▶ Given exercise
Reproduce each line from the records that holds "this".

▶ Source data
——————————

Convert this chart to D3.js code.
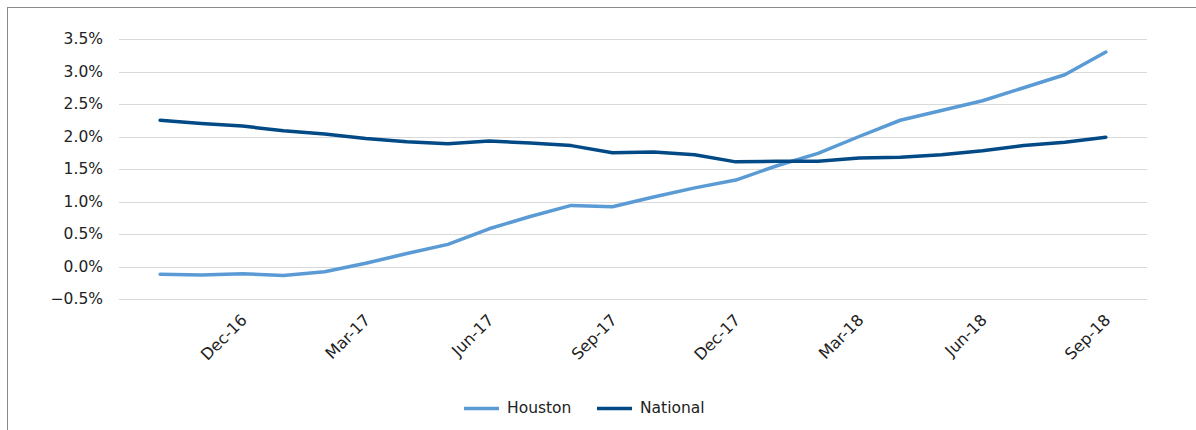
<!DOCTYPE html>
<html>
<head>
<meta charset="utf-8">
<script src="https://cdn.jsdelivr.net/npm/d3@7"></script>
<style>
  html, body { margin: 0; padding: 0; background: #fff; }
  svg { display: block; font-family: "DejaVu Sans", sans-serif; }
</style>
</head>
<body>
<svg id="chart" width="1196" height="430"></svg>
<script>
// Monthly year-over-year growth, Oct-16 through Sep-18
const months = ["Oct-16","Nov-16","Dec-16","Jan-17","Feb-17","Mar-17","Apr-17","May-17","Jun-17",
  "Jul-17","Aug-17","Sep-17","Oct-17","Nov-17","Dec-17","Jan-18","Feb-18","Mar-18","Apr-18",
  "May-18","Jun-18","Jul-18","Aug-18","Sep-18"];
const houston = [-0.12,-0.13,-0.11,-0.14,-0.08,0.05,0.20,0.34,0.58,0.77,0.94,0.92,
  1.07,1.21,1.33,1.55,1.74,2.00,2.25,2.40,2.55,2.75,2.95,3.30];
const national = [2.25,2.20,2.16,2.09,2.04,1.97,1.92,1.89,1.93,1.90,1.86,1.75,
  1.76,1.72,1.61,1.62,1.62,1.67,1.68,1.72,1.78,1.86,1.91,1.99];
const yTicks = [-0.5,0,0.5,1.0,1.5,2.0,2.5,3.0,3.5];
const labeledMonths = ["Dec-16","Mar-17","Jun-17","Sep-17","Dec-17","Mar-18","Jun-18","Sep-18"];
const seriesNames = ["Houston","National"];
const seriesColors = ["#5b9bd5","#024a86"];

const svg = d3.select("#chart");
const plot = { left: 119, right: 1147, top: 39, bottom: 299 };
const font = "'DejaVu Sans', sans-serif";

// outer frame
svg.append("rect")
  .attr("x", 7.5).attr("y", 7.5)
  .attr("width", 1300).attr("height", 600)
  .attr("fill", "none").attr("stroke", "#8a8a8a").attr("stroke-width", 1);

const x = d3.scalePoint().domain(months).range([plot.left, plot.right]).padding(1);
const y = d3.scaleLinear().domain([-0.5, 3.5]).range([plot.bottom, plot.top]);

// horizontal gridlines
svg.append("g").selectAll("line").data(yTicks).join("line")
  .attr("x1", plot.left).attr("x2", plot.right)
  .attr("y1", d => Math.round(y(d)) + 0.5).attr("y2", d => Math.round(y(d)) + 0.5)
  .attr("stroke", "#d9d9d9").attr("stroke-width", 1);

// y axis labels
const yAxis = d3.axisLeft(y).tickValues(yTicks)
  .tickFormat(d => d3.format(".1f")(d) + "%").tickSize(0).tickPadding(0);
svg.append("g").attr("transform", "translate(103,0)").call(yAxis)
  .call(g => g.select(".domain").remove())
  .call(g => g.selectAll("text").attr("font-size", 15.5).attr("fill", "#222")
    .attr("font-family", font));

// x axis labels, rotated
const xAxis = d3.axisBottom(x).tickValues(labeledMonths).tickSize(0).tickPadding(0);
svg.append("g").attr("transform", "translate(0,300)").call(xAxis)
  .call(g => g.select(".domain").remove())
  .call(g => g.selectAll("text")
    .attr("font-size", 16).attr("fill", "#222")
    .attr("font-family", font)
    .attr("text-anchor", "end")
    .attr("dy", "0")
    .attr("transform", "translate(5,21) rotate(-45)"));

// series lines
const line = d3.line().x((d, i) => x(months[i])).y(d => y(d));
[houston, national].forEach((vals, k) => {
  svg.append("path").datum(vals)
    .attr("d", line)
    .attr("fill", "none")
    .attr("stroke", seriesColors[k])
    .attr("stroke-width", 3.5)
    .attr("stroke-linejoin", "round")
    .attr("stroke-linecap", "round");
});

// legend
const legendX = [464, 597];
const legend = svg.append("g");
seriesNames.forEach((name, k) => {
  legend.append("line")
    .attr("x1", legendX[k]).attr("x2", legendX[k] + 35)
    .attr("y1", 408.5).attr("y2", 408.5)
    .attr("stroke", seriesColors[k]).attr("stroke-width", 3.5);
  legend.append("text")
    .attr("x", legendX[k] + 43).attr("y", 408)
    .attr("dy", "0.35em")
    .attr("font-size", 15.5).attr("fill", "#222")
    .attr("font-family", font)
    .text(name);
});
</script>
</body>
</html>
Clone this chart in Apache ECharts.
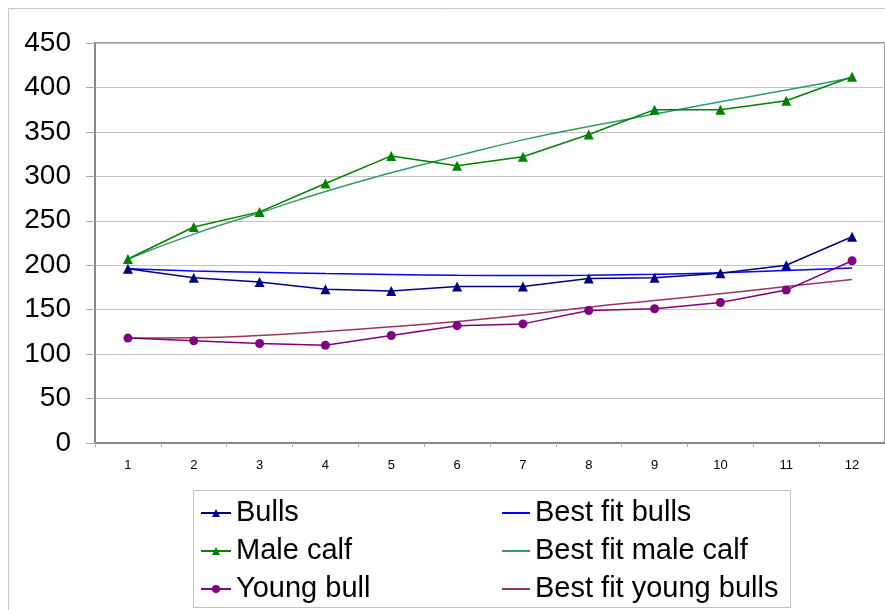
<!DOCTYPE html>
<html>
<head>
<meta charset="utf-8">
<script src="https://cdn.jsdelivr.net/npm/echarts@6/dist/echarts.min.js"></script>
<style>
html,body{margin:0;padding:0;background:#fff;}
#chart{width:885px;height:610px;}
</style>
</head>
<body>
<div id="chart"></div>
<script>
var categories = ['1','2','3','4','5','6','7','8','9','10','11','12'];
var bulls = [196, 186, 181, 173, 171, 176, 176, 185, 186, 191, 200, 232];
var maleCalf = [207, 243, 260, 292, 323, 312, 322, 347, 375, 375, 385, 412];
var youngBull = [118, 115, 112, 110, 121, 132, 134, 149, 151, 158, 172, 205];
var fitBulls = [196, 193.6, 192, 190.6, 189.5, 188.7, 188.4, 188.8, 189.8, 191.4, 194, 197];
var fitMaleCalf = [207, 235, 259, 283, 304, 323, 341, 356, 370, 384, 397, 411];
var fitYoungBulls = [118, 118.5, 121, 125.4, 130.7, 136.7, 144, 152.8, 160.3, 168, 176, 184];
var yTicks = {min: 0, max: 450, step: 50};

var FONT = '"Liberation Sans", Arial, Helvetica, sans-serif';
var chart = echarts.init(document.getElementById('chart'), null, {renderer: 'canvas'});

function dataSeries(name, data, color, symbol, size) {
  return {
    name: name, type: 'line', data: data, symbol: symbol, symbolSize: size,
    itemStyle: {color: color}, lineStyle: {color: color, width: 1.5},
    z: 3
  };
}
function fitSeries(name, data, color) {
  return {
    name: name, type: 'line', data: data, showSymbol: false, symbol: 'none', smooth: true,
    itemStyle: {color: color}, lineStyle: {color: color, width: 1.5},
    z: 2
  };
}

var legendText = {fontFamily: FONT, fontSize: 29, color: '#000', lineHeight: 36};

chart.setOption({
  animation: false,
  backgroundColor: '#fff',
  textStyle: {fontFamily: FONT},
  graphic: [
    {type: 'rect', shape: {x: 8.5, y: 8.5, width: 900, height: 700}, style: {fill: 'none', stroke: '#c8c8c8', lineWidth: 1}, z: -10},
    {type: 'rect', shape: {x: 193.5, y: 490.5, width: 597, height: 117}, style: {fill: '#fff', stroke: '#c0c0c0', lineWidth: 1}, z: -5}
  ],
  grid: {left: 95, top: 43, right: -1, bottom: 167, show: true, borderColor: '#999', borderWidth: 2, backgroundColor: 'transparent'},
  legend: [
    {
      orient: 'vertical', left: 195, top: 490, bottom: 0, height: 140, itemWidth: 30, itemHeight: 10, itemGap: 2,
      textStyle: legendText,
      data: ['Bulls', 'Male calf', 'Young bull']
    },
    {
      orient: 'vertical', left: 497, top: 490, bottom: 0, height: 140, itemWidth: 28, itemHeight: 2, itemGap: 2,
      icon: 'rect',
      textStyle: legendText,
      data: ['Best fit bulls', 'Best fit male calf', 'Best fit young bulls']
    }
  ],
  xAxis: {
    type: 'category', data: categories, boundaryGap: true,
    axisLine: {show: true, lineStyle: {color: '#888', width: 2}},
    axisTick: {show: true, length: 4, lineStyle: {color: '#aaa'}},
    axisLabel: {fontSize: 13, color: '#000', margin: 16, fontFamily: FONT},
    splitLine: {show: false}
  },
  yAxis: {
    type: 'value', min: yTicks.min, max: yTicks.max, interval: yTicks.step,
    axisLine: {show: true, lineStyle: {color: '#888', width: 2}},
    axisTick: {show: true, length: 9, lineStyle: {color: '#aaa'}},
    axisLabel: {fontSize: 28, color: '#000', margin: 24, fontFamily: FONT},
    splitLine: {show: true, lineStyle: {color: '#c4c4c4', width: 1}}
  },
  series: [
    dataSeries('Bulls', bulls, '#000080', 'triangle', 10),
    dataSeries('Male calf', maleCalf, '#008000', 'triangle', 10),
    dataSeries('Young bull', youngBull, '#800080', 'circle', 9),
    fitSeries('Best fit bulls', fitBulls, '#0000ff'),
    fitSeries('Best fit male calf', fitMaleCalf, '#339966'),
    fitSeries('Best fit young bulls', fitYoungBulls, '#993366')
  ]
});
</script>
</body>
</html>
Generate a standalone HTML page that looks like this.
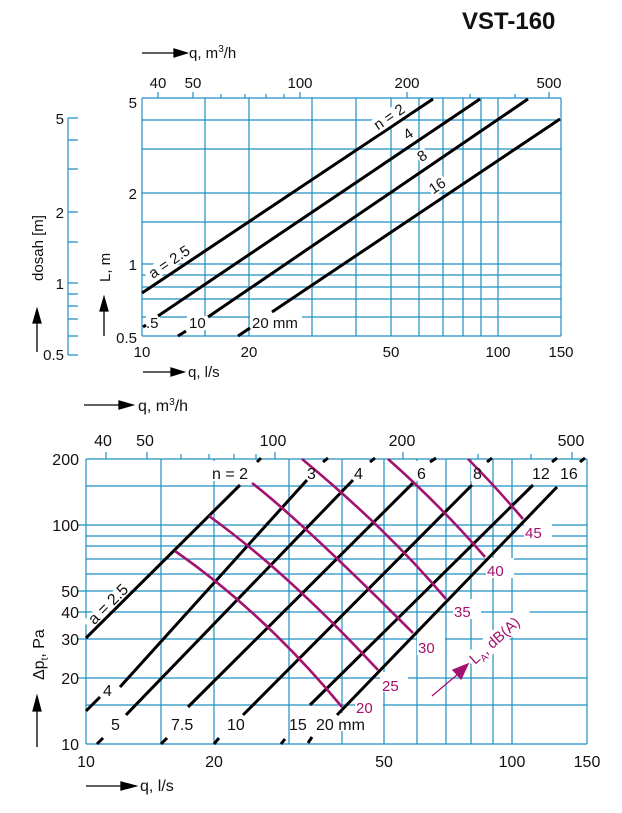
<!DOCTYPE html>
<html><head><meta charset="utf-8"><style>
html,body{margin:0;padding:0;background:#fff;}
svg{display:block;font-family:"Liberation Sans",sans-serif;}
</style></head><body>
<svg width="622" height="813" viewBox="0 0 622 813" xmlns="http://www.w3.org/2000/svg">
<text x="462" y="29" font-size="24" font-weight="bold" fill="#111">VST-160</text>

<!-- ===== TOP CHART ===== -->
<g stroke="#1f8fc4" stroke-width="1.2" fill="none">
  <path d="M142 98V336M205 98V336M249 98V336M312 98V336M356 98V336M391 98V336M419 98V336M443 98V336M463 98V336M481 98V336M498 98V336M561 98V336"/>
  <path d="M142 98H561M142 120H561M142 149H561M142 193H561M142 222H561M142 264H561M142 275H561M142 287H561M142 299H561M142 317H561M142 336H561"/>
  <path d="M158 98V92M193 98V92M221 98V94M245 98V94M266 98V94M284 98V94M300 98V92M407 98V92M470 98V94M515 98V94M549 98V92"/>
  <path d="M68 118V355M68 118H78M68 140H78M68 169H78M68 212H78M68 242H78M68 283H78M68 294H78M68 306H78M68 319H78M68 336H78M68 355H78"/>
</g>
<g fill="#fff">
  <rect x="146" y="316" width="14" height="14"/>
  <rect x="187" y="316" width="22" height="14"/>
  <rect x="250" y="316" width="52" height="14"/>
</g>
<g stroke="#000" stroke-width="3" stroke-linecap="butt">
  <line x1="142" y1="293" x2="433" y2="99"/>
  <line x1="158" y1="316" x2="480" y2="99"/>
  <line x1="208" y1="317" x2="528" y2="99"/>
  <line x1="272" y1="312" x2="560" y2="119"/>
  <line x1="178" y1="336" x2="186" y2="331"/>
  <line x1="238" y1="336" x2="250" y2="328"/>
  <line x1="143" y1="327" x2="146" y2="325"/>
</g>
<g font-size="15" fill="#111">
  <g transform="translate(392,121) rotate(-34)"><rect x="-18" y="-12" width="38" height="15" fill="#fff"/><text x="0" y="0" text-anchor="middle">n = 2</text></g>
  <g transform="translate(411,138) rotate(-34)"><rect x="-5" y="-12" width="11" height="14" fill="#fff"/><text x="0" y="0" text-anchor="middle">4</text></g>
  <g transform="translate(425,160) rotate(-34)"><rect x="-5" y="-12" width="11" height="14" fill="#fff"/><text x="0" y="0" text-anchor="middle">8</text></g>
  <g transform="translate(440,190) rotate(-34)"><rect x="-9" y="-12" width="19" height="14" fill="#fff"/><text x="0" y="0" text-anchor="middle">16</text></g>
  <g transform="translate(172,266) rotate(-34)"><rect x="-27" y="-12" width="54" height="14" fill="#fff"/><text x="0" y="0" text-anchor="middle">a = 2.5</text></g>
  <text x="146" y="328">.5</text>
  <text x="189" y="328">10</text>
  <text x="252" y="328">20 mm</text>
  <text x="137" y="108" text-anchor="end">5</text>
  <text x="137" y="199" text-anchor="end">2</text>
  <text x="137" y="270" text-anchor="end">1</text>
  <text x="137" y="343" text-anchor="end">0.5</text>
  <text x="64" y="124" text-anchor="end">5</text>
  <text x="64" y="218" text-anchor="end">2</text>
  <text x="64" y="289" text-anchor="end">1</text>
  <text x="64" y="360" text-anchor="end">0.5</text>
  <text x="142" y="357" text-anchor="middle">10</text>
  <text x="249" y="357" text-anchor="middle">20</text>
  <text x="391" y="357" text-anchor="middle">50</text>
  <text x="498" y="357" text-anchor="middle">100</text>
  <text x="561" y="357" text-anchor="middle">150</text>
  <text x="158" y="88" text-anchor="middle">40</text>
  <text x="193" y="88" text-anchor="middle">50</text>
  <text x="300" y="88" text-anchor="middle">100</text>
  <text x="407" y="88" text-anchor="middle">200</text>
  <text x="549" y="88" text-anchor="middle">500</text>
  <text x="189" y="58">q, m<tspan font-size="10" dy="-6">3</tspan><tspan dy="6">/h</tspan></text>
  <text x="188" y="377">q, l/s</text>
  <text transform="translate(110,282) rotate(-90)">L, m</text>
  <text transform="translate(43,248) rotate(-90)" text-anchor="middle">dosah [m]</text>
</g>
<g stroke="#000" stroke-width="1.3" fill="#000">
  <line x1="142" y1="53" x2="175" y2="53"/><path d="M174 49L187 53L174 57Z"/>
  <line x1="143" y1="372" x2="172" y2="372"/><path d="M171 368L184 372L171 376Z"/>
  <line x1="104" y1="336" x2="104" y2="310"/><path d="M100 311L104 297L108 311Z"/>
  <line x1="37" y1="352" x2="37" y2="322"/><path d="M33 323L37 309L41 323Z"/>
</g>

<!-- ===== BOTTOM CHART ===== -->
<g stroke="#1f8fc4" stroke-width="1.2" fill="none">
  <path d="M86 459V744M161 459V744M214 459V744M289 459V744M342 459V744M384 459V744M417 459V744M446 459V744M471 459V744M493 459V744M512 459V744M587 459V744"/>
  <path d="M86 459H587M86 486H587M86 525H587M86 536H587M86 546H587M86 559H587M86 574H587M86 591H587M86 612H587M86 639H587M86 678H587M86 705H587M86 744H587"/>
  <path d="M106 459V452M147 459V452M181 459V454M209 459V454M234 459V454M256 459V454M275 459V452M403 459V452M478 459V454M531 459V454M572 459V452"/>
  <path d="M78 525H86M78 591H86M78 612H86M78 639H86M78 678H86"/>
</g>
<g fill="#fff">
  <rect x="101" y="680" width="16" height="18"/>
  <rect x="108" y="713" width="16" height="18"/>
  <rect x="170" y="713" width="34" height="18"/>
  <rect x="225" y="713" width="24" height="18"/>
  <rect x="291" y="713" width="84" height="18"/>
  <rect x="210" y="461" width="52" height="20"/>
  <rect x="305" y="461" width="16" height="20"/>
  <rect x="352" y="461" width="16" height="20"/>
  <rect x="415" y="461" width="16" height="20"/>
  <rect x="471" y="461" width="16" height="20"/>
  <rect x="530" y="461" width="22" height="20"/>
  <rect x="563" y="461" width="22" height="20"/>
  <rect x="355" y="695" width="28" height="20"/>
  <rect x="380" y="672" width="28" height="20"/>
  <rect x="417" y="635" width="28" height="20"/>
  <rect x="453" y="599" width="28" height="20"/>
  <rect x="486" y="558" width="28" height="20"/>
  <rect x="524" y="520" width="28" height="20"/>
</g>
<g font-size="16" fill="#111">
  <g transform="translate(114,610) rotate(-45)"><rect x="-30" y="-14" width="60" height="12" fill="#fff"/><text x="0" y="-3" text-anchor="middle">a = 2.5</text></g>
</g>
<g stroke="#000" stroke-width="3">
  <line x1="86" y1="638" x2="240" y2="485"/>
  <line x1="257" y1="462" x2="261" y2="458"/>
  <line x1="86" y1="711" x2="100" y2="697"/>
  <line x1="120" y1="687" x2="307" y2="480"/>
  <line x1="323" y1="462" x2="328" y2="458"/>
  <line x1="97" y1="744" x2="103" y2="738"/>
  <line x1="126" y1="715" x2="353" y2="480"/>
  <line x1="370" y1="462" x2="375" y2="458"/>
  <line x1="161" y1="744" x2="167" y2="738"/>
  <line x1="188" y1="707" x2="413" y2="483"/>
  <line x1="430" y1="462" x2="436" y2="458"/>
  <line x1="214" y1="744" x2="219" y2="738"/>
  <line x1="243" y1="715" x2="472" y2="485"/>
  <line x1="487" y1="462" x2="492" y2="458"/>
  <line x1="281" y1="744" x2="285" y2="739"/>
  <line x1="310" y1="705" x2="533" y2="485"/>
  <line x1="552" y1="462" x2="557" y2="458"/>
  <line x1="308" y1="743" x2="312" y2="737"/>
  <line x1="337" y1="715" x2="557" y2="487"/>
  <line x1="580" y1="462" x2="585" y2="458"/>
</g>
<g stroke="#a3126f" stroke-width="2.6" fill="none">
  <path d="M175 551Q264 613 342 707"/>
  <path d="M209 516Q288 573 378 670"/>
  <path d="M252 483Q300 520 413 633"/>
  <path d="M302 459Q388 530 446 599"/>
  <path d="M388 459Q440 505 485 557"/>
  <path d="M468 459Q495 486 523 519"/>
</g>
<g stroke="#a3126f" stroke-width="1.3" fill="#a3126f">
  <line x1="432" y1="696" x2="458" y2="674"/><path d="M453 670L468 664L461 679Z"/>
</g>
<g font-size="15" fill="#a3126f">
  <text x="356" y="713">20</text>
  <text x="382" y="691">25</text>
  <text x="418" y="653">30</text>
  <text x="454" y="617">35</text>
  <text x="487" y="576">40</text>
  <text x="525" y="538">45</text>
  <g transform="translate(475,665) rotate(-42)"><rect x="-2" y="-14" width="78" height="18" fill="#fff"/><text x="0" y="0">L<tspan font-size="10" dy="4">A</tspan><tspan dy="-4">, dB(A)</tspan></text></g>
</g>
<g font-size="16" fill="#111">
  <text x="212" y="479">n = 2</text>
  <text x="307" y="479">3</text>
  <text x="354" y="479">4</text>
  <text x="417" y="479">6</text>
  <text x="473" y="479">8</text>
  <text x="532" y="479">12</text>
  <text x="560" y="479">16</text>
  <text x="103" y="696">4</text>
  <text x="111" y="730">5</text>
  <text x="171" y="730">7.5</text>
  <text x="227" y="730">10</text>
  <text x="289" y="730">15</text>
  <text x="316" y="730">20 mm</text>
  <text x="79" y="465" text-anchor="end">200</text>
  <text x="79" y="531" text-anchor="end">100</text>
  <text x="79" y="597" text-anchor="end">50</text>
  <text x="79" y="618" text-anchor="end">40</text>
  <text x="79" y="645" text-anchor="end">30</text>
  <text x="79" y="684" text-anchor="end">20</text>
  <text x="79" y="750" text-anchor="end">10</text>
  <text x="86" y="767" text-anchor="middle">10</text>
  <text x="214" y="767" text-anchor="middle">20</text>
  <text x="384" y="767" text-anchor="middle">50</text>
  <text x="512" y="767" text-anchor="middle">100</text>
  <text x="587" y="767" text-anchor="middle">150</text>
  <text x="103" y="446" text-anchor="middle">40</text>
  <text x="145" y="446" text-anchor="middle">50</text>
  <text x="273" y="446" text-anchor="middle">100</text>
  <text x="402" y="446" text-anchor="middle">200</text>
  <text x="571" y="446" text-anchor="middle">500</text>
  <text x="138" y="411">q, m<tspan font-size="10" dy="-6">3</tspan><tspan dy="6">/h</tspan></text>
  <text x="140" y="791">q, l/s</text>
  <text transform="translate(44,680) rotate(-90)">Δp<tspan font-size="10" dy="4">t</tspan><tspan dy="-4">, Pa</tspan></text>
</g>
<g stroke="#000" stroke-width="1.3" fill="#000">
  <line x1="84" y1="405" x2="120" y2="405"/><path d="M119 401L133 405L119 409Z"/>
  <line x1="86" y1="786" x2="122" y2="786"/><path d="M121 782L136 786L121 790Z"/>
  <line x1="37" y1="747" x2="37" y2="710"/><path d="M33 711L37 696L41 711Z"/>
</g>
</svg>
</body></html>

——————————

▶ Solution to the problem
Convert this chart to D3.js code.
Clone this chart in Apache ECharts.
Generate a standalone HTML page that looks like this.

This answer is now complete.